November 6, 2015
by Michelle Perry Higgins
Many investors tend to take financial plans literally. They will look at the net-worth number 20 years in the future and think of it like a guarantee. But financial plans have limitations—and not realizing what they are, and adjusting accordingly, can be costly.
One limitation is the straight line extrapolation of plan assumptions after the first plan year. For example, an inflation rate is specified and then applied to expenses every year going forward. Or, a rate of return is specified for a particular investment account and then carried forward over the life of the investment. This may make the plan appear to be more robust than what is likely to occur in the future.
Another limitation is the inherent difficulty of making accurate assumptions about plan variables such as rates of return or inflation. We cannot predict the future, so we often work with historical averages derived over long periods of time. The assumption within the assumption is that the future will be familiar to the past.
But what if it isn’t, especially over the shorter period of time that constitutes the client’s time horizon? If an adviser doesn’t use historical averages, what should he or she use?

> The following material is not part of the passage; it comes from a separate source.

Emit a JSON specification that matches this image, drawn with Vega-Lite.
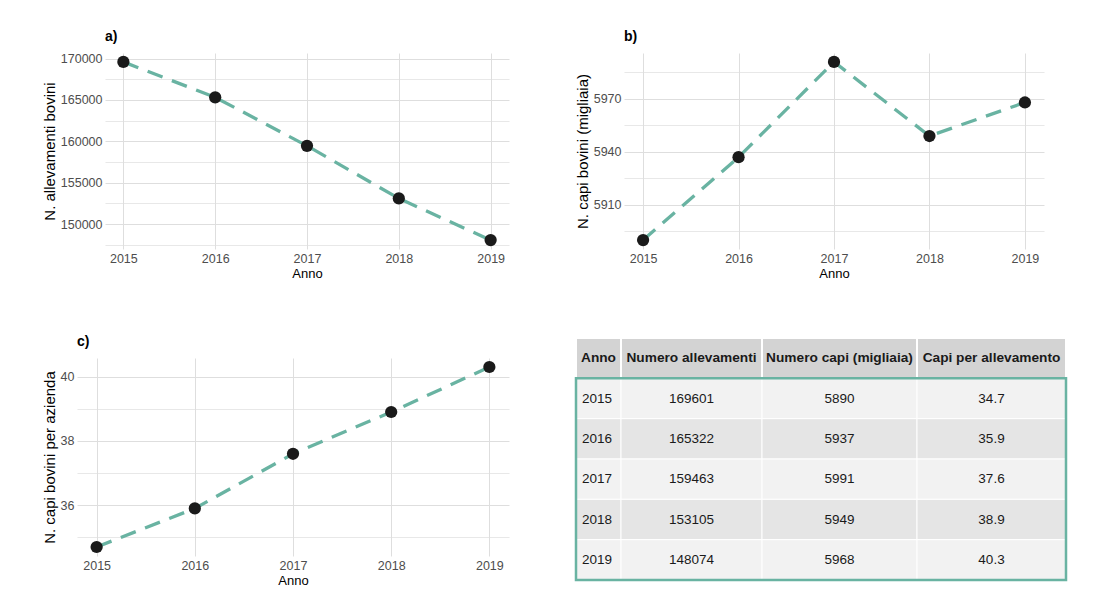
{
  "$schema": "https://vega.github.io/schema/vega-lite/v6.json",
  "background": "white",
  "padding": {"left": 42, "top": 29, "right": 5, "bottom": 5},
  "datasets": {
    "bovini": [
      {"Anno": 2015, "allevamenti": 169601, "capi": 5890, "capi_per_allevamento": 34.7},
      {"Anno": 2016, "allevamenti": 165322, "capi": 5937, "capi_per_allevamento": 35.9},
      {"Anno": 2017, "allevamenti": 159463, "capi": 5991, "capi_per_allevamento": 37.6},
      {"Anno": 2018, "allevamenti": 153105, "capi": 5949, "capi_per_allevamento": 38.9},
      {"Anno": 2019, "allevamenti": 148074, "capi": 5968, "capi_per_allevamento": 40.3}
    ]
  },
  "spacing": 54,
  "vconcat": [
    {
      "spacing": 66,
      "hconcat": [
        {
          "width": 432,
          "height": 196,
          "title": {"text": "a)", "dx": 28},
          "data": {"name": "bovini"},
          "encoding": {
            "x": {"field": "Anno", "type": "quantitative", "scale": {"domain": [2014.8, 2019.2], "range": [28, 432], "nice": false, "zero": false},
              "axis": {"title": "Anno", "values": [2015, 2015.5, 2016, 2016.5, 2017, 2017.5, 2018, 2018.5, 2019], "format": "d", "labelExpr": "datum.value % 1 === 0 ? datum.label : ''", "gridWidth": {"condition": {"test": "datum.value % 1 === 0", "value": 1}, "value": 0.7}}},
            "y": {"field": "allevamenti", "type": "quantitative", "scale": {"domain": [146998, 170677], "nice": false, "zero": false},
              "axis": {"title": "N. allevamenti bovini", "offset": -28, "values": [147500, 150000, 152500, 155000, 157500, 160000, 162500, 165000, 167500, 170000], "format": "d", "labelExpr": "datum.value % 5000 === 0 ? datum.label : ''", "gridWidth": {"condition": {"test": "datum.value % 5000 === 0", "value": 1}, "value": 0.7}}}
          },
          "layer": [
            {"mark": {"type": "line", "color": "#69b3a2", "strokeWidth": 3.3, "strokeDash": [16, 10]}},
            {"mark": {"type": "point", "filled": true, "color": "#1a1a1a", "size": 150, "opacity": 1}}
          ]
        },
        {
          "width": 420,
          "height": 196,
          "title": "b)",
          "data": {"name": "bovini"},
          "encoding": {
            "x": {"field": "Anno", "type": "quantitative", "scale": {"domain": [2014.8, 2019.2], "nice": false, "zero": false},
              "axis": {"title": "Anno", "values": [2015, 2015.5, 2016, 2016.5, 2017, 2017.5, 2018, 2018.5, 2019], "format": "d", "labelExpr": "datum.value % 1 === 0 ? datum.label : ''", "gridWidth": {"condition": {"test": "datum.value % 1 === 0", "value": 1}, "value": 0.7}}},
            "y": {"field": "capi", "type": "quantitative", "scale": {"domain": [5884.95, 5996.05], "nice": false, "zero": false},
              "axis": {"title": "N. capi bovini (migliaia)", "values": [5895, 5910, 5925, 5940, 5955, 5970, 5985], "format": "d", "labelExpr": "(datum.value - 5910) % 30 === 0 ? datum.label : ''", "gridWidth": {"condition": {"test": "(datum.value - 5910) % 30 === 0", "value": 1}, "value": 0.7}}}
          },
          "layer": [
            {"mark": {"type": "line", "color": "#69b3a2", "strokeWidth": 3.3, "strokeDash": [16, 10]}},
            {"mark": {"type": "point", "filled": true, "color": "#1a1a1a", "size": 150, "opacity": 1}}
          ]
        }
      ]
    },
    {
      "spacing": 65,
      "hconcat": [
        {
          "width": 432,
          "height": 198,
          "title": "c)",
          "data": {"name": "bovini"},
          "encoding": {
            "x": {"field": "Anno", "type": "quantitative", "scale": {"domain": [2014.8, 2019.2], "nice": false, "zero": false},
              "axis": {"title": "Anno", "values": [2015, 2015.5, 2016, 2016.5, 2017, 2017.5, 2018, 2018.5, 2019], "format": "d", "labelExpr": "datum.value % 1 === 0 ? datum.label : ''", "gridWidth": {"condition": {"test": "datum.value % 1 === 0", "value": 1}, "value": 0.7}}},
            "y": {"field": "capi_per_allevamento", "type": "quantitative", "scale": {"domain": [34.42, 40.58], "nice": false, "zero": false},
              "axis": {"title": "N. capi bovini per azienda", "values": [35, 36, 37, 38, 39, 40], "format": "d", "labelExpr": "datum.value % 2 === 0 ? datum.label : ''", "gridWidth": {"condition": {"test": "datum.value % 2 === 0", "value": 1}, "value": 0.7}}}
          },
          "layer": [
            {"mark": {"type": "line", "color": "#69b3a2", "strokeWidth": 3.3, "strokeDash": [16, 10]}},
            {"mark": {"type": "point", "filled": true, "color": "#1a1a1a", "size": 150, "opacity": 1}}
          ]
        },
        {
          "width": 490,
          "height": 222,
          "data": {"name": "bovini"},
          "layer": [
            {"transform": [{"filter": "datum.Anno === 2015"}], "mark": {"type": "rect", "fill": "#d3d3d3", "stroke": "white", "strokeWidth": 2},
              "encoding": {"x": {"datum": 0, "type": "quantitative", "scale": {"domain": [0, 1, 2, 3, 4], "range": [0, 45, 186, 341, 490], "nice": false, "zero": false}, "axis": null}, "x2": {"datum": 1},
                "y": {"datum": "header", "type": "ordinal", "scale": {"domain": ["header", 2015, 2016, 2017, 2018, 2019], "range": [-20, 222], "paddingInner": 0, "paddingOuter": 0}, "axis": null}}},
            {"transform": [{"filter": "datum.Anno === 2015"}], "mark": {"type": "rect", "fill": "#d3d3d3", "stroke": "white", "strokeWidth": 2},
              "encoding": {"x": {"datum": 1, "type": "quantitative", "axis": null}, "x2": {"datum": 2}, "y": {"datum": "header", "type": "ordinal", "axis": null}}},
            {"transform": [{"filter": "datum.Anno === 2015"}], "mark": {"type": "rect", "fill": "#d3d3d3", "stroke": "white", "strokeWidth": 2},
              "encoding": {"x": {"datum": 2, "type": "quantitative", "axis": null}, "x2": {"datum": 3}, "y": {"datum": "header", "type": "ordinal", "axis": null}}},
            {"transform": [{"filter": "datum.Anno === 2015"}], "mark": {"type": "rect", "fill": "#d3d3d3", "stroke": "white", "strokeWidth": 2},
              "encoding": {"x": {"datum": 3, "type": "quantitative", "axis": null}, "x2": {"datum": 4}, "y": {"datum": "header", "type": "ordinal", "axis": null}}},
            {"mark": {"type": "rect", "stroke": "white", "strokeWidth": 1},
              "encoding": {"x": {"datum": 0, "type": "quantitative", "axis": null}, "x2": {"datum": 1}, "y": {"field": "Anno", "type": "ordinal", "axis": null},
                "fill": {"condition": {"test": "datum.Anno % 2 === 1", "value": "#f2f2f2"}, "value": "#e5e5e5"}}},
            {"mark": {"type": "rect", "stroke": "white", "strokeWidth": 1},
              "encoding": {"x": {"datum": 1, "type": "quantitative", "axis": null}, "x2": {"datum": 2}, "y": {"field": "Anno", "type": "ordinal", "axis": null},
                "fill": {"condition": {"test": "datum.Anno % 2 === 1", "value": "#f2f2f2"}, "value": "#e5e5e5"}}},
            {"mark": {"type": "rect", "stroke": "white", "strokeWidth": 1},
              "encoding": {"x": {"datum": 2, "type": "quantitative", "axis": null}, "x2": {"datum": 3}, "y": {"field": "Anno", "type": "ordinal", "axis": null},
                "fill": {"condition": {"test": "datum.Anno % 2 === 1", "value": "#f2f2f2"}, "value": "#e5e5e5"}}},
            {"mark": {"type": "rect", "stroke": "white", "strokeWidth": 1},
              "encoding": {"x": {"datum": 3, "type": "quantitative", "axis": null}, "x2": {"datum": 4}, "y": {"field": "Anno", "type": "ordinal", "axis": null},
                "fill": {"condition": {"test": "datum.Anno % 2 === 1", "value": "#f2f2f2"}, "value": "#e5e5e5"}}},
            {"transform": [{"filter": "datum.Anno === 2015"}], "mark": {"type": "text", "text": "Anno", "align": "left", "dx": 5, "fontWeight": "bold", "fontSize": 13.7, "color": "#1a1a1a"},
              "encoding": {"x": {"datum": 0, "type": "quantitative", "axis": null}, "y": {"datum": "header", "type": "ordinal", "axis": null}}},
            {"transform": [{"filter": "datum.Anno === 2015"}], "mark": {"type": "text", "text": "Numero allevamenti", "align": "center", "fontWeight": "bold", "fontSize": 13.7, "color": "#1a1a1a"},
              "encoding": {"x": {"datum": 1.5, "type": "quantitative", "axis": null}, "y": {"datum": "header", "type": "ordinal", "axis": null}}},
            {"transform": [{"filter": "datum.Anno === 2015"}], "mark": {"type": "text", "text": "Numero capi (migliaia)", "align": "center", "fontWeight": "bold", "fontSize": 13.7, "color": "#1a1a1a"},
              "encoding": {"x": {"datum": 2.5, "type": "quantitative", "axis": null}, "y": {"datum": "header", "type": "ordinal", "axis": null}}},
            {"transform": [{"filter": "datum.Anno === 2015"}], "mark": {"type": "text", "text": "Capi per allevamento", "align": "center", "fontWeight": "bold", "fontSize": 13.7, "color": "#1a1a1a"},
              "encoding": {"x": {"datum": 3.5, "type": "quantitative", "axis": null}, "y": {"datum": "header", "type": "ordinal", "axis": null}}},
            {"mark": {"type": "text", "align": "left", "dx": 6, "fontSize": 13.5, "color": "#1a1a1a"},
              "encoding": {"x": {"datum": 0, "type": "quantitative", "axis": null}, "y": {"field": "Anno", "type": "ordinal", "axis": null}, "text": {"field": "Anno", "type": "ordinal"}}},
            {"mark": {"type": "text", "align": "center", "fontSize": 13.5, "color": "#1a1a1a"},
              "encoding": {"x": {"datum": 1.5, "type": "quantitative", "axis": null}, "y": {"field": "Anno", "type": "ordinal", "axis": null}, "text": {"field": "allevamenti", "type": "quantitative", "format": "d"}}},
            {"mark": {"type": "text", "align": "center", "fontSize": 13.5, "color": "#1a1a1a"},
              "encoding": {"x": {"datum": 2.5, "type": "quantitative", "axis": null}, "y": {"field": "Anno", "type": "ordinal", "axis": null}, "text": {"field": "capi", "type": "quantitative", "format": "d"}}},
            {"mark": {"type": "text", "align": "center", "fontSize": 13.5, "color": "#1a1a1a"},
              "encoding": {"x": {"datum": 3.5, "type": "quantitative", "axis": null}, "y": {"field": "Anno", "type": "ordinal", "axis": null}, "text": {"field": "capi_per_allevamento", "type": "quantitative", "format": ".1f"}}},
            {"transform": [{"filter": "datum.Anno === 2015"}], "mark": {"type": "rect", "fill": "white", "fillOpacity": 0, "stroke": "#69b3a2", "strokeWidth": 2.5},
              "encoding": {"x": {"datum": 0, "type": "quantitative", "axis": null}, "x2": {"datum": 4},
                "y": {"datum": 2015, "type": "ordinal", "bandPosition": 0, "axis": null}, "y2": {"datum": 2019, "bandPosition": 1}}}
          ]
        }
      ]
    }
  ],
  "config": {
    "font": "Liberation Sans",
    "view": {"stroke": null},
    "axis": {"domain": false, "ticks": false, "tickSize": 0, "labelFontSize": 12.5, "labelColor": "#4d4d4d", "labelPadding": 3, "labelOverlap": false, "labelFlush": false, "titleFontSize": 15, "titleFontWeight": "normal", "titleColor": "#000000", "titlePadding": 3, "gridColor": "#dedede"},
    "axisX": {"titleFontSize": 13},
    "title": {"fontSize": 14, "fontWeight": "bold", "anchor": "start", "frame": "group", "offset": 9, "color": "#000000"}
  }
}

Should an adviser use past averages as a starting point and then modify the data by some forward-looking estimate based on a best guess of future conditions?
For example, the increase in Social Security benefit payments for 2016 is 0%. So, looking forward, is 2% a good estimate given the current low level of inflation, or should an adviser assume that inflation will revert to a higher level in the future? Ultimately, it comes down to judgment and the client being comfortable understanding the assumptions.
There are a few ways around some of the limitations. Some planning software allows for changing inflation or return rates over the life of the plan so higher inflation can be assumed for later years or different rates of return can be input before and after retirement. Also, many financial-planning software packages include Monte Carlo simulations that utilize thousands of scenarios in an attempt to predict the probabilities of various planning outcomes.
The effectiveness of the financial plan also may be limited if important information is not conveyed. An investor may fail to share information for a variety of reasons, such as a desire to keep some things private or a lack of diligence or engagement with the financial-planning process.
The financial plan, however detailed and accurate initially, is just one path out of an infinite number of potential paths. It is a financial planner’s responsibility to explain clearly and without apology the limitations that affect the plan’s predictive power while also imparting reasons why the financial plan is so beneficial.